Production of the segments began in February and is expected to take just under three years, with the viaduct completed by summer 2025.
HS2 minister Andrew Stephenson said: “Today, HS2 began construction on what’s set to be Britain’s longest railway viaduct, a landmark moment for HS2 and a feat of British engineering, taking the HS2 line from London and into Hertfordshire and Buckinghamshire.
“Infrastructure is the backbone of HS2 and this viaduct will be integral to delivering faster journeys and an increased capacity rail network.”

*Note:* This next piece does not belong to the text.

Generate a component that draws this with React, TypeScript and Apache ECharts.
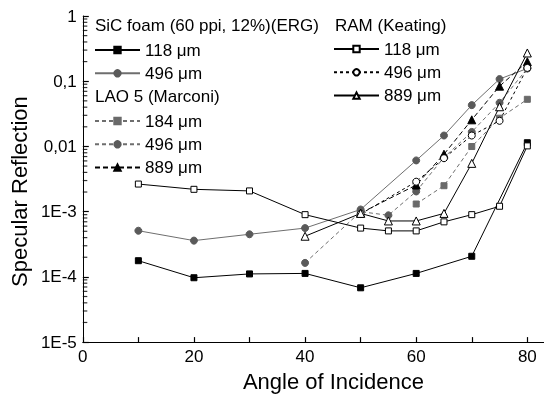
import React, { useEffect, useRef } from "react";
import * as echarts from "echarts";

// ---- Data ----
const sic118X = [10, 20, 30, 40, 50, 60, 70, 80];
const sic118Y = [1.77e-4, 9.7e-5, 1.11e-4, 1.13e-4, 6.8e-5, 1.13e-4, 2.07e-4, 0.0114];

const sic496X = [10, 20, 30, 40, 50, 60, 65, 70, 75, 80];
const sic496Y = [5.1e-4, 3.6e-4, 4.5e-4, 5.6e-4, 1.08e-3, 6.1e-3, 0.0147, 0.043, 0.108, 0.157];

const lao184X = [60, 65, 70, 75, 80];
const lao184Y = [1.31e-3, 2.5e-3, 9.97e-3, 0.0271, 0.0528];

const lao496X = [40, 50, 55, 60, 65, 70, 75, 80];
const lao496Y = [1.64e-4, 1.0e-3, 8.8e-4, 2.04e-3, 6.8e-3, 0.0167, 0.0467, 0.157];

const lao889X = [50, 60, 65, 70, 75, 80];
const lao889Y = [9.5e-4, 2.56e-3, 7.6e-3, 0.0256, 0.084, 0.199];

const ram118X = [10, 20, 30, 40, 50, 55, 60, 65, 70, 75, 80];
const ram118Y = [2.65e-3, 2.2e-3, 2.08e-3, 9.0e-4, 5.6e-4, 5.07e-4, 5.07e-4, 6.98e-4, 9.0e-4, 1.21e-3, 0.0102];

const ram496X = [50, 60, 65, 70, 75, 80];
const ram496Y = [9.2e-4, 2.88e-3, 6.6e-3, 0.0147, 0.0247, 0.16];

const ram889X = [40, 50, 55, 60, 65, 70, 75, 80];
const ram889Y = [4.2e-4, 9.4e-4, 7.2e-4, 7.2e-4, 9.4e-4, 5.5e-3, 0.0406, 0.271];

const xTickValues = [0, 10, 20, 30, 40, 50, 60, 70, 80];
const xLabelValues = [0, 20, 40, 60, 80];
const yTickLabels = ["1E-5", "1E-4", "1E-3", "0,01", "0,1", "1"];
const yMinorMultipliers = [2, 3, 4, 5, 6, 7, 8, 9];
const yMinorDecades = [-5, -4, -3, -2, -1];

const groupHeaders = ["SiC foam (60 ppi, 12%)(ERG)", "LAO 5 (Marconi)", "RAM (Keating)"];
const legendLabels: Record<string, string> = {
  sic118: "118 μm",
  sic496: "496 μm",
  lao184: "184 μm",
  lao496: "496 μm",
  lao889: "889 μm",
  ram118: "118 μm",
  ram496: "496 μm",
  ram889: "889 μm",
};

const FONT = "Liberation Sans, Arial, sans-serif";
const GRAY = "#5a5a5a";
const GRAY_LINE = "#6e6e6e";
const TICK = "#000";

function pairs(xs: number[], ys: number[]) {
  return xs.map((x, i) => [x, ys[i]]);
}

export default function App() {
  const ref = useRef<HTMLDivElement>(null);

  useEffect(() => {
    if (!ref.current) return;
    const chart = echarts.init(ref.current, undefined, { renderer: "svg" });

    const minorTicks: number[][] = [];
    yMinorDecades.forEach((d) =>
      yMinorMultipliers.forEach((m) => minorTicks.push([0, m * Math.pow(10, d)]))
    );

    const lineSeries = (
      name: string,
      data: number[][],
      symbol: string,
      size: number,
      fill: string,
      border: string,
      lineColor: string,
      lineType: any
    ) => ({
      name,
      type: "line",
      data,
      symbol,
      symbolSize: size,
      showAllSymbol: true,
      itemStyle: { color: fill, borderColor: border, borderWidth: 1 },
      lineStyle: { color: lineColor, width: 1, type: lineType },
      z: 3,
    });

    const legendBase = {
      orient: "vertical",
      padding: 0,
      itemWidth: 45,
      itemHeight: 8,
      itemGap: 6.3,
      textStyle: { fontSize: 17, color: "#000", fontFamily: FONT },
      formatter: (n: string) => legendLabels[n] || n,
      selectedMode: false,
    };

    chart.setOption({
      animation: false,
      textStyle: { fontFamily: FONT },
      grid: { left: 76, right: 0, top: 16, bottom: 48, containLabel: false },
      xAxis: {
        type: "value",
        min: 0,
        max: 83,
        interval: 10,
        name: "Angle of Incidence",
        nameLocation: "middle",
        nameGap: 23,
        nameTextStyle: { fontSize: 22, color: "#000", fontFamily: FONT, padding: [0, 0, 0, 40] },
        axisLine: { show: true, lineStyle: { color: "#000", width: 1 } },
        axisTick: { show: true, inside: true, length: 5, customValues: xTickValues, lineStyle: { color: TICK, width: 1.2 } },
        axisLabel: { fontSize: 17, color: "#000", fontFamily: FONT, margin: 6, customValues: xLabelValues },
        splitLine: { show: false },
      },
      yAxis: {
        type: "log",
        logBase: 10,
        min: 1e-5,
        max: 1,
        name: "Specular Reflection",
        nameLocation: "middle",
        nameGap: 43,
        nameTextStyle: { fontSize: 22, color: "#000", fontFamily: FONT, padding: [0, 25, 0, 0] },
        axisLine: { show: true, lineStyle: { color: "#000", width: 1 } },
        axisTick: { show: true, inside: true, length: 6, lineStyle: { color: TICK, width: 1.2 } },
        axisLabel: {
          fontSize: 17,
          color: "#000",
          fontFamily: FONT,
          margin: 6,
          formatter: (v: number) => yTickLabels[Math.round(Math.log10(v)) + 5] ?? "",
        },
        splitLine: { show: false },
      },
      legend: [
        { ...legendBase, left: 94, top: 41.5, data: ["sic118", "sic496"] },
        { ...legendBase, left: 94, top: 112.5, data: ["lao184", "lao496", "lao889"] },
        { ...legendBase, left: 333, top: 40.5, data: ["ram118", "ram496", "ram889"] },
      ],
      graphic: [
        { type: "text", left: 95, top: 17, style: { text: groupHeaders[0], fontSize: 17, fill: "#000", fontFamily: FONT } },
        { type: "text", left: 95, top: 88, style: { text: groupHeaders[1], fontSize: 17, fill: "#000", fontFamily: FONT } },
        { type: "text", left: 335, top: 17, style: { text: groupHeaders[2], fontSize: 17, fill: "#000", fontFamily: FONT } },
      ],
      series: [
        {
          type: "scatter",
          name: "minorTicks",
          data: minorTicks,
          symbol: "rect",
          symbolSize: [4.5, 1.2],
          symbolOffset: [2.25, 0],
          itemStyle: { color: TICK },
          silent: true,
          clip: false,
          z: 5,
        },
        lineSeries("sic118", pairs(sic118X, sic118Y), "rect", 6, "#000", "#000", "#000", "solid"),
        lineSeries("sic496", pairs(sic496X, sic496Y), "circle", 7, GRAY, GRAY, GRAY_LINE, "solid"),
        lineSeries("lao184", pairs(lao184X, lao184Y), "rect", 6, "#6a6a6a", "#6a6a6a", GRAY_LINE, [4, 3]),
        lineSeries("lao496", pairs(lao496X, lao496Y), "circle", 7, GRAY, GRAY, GRAY_LINE, [4, 3]),
        lineSeries("lao889", pairs(lao889X, lao889Y), "triangle", 8, "#000", "#000", "#000", [5, 3]),
        lineSeries("ram118", pairs(ram118X, ram118Y), "rect", 6, "#fff", "#000", "#000", "solid"),
        lineSeries("ram496", pairs(ram496X, ram496Y), "circle", 7, "#fff", "#000", "#000", [3, 3]),
        lineSeries("ram889", pairs(ram889X, ram889Y), "triangle", 8, "#fff", "#000", "#000", "solid"),
      ],
    });

    return () => chart.dispose();
  }, []);

  return (
    <div
      ref={ref}
      style={{ position: "fixed", left: 0, top: 0, width: 544, height: 397 }}
    />
  );
}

HS2 Ltd chief executive Mark Thurston said: “I’m absolutely delighted that we have started work to assemble the giant deck segments that will form the Colne Valley Viaduct.
“It is yet another big milestone for HS2 Ltd, as we work to deliver the UK’s new high-speed railway.
“Once complete, this record-breaking structure will form a key part of the HS2 railway – helping to deliver better connections across the UK, free up rail capacity on the train network, and offer passengers a zero-carbon travel option.
“I’d like to thank all those involved in getting us to this exciting stage and look forward to seeing the whole viaduct come together over the coming years.”
The launching girder is the only machine of its kind in the UK.
It was built in 2004, and was first used in Hong Kong.
Designers of the viaduct were tasked with minimising its impact on the environment.
It is being set low into the landscape, taking inspiration from the flight of a stone skipping across water.
The work is part of a £1.6 billion contract handed to joint venture Align, which also involves building a 10-mile (16km) tunnel under the Chiltern Hills.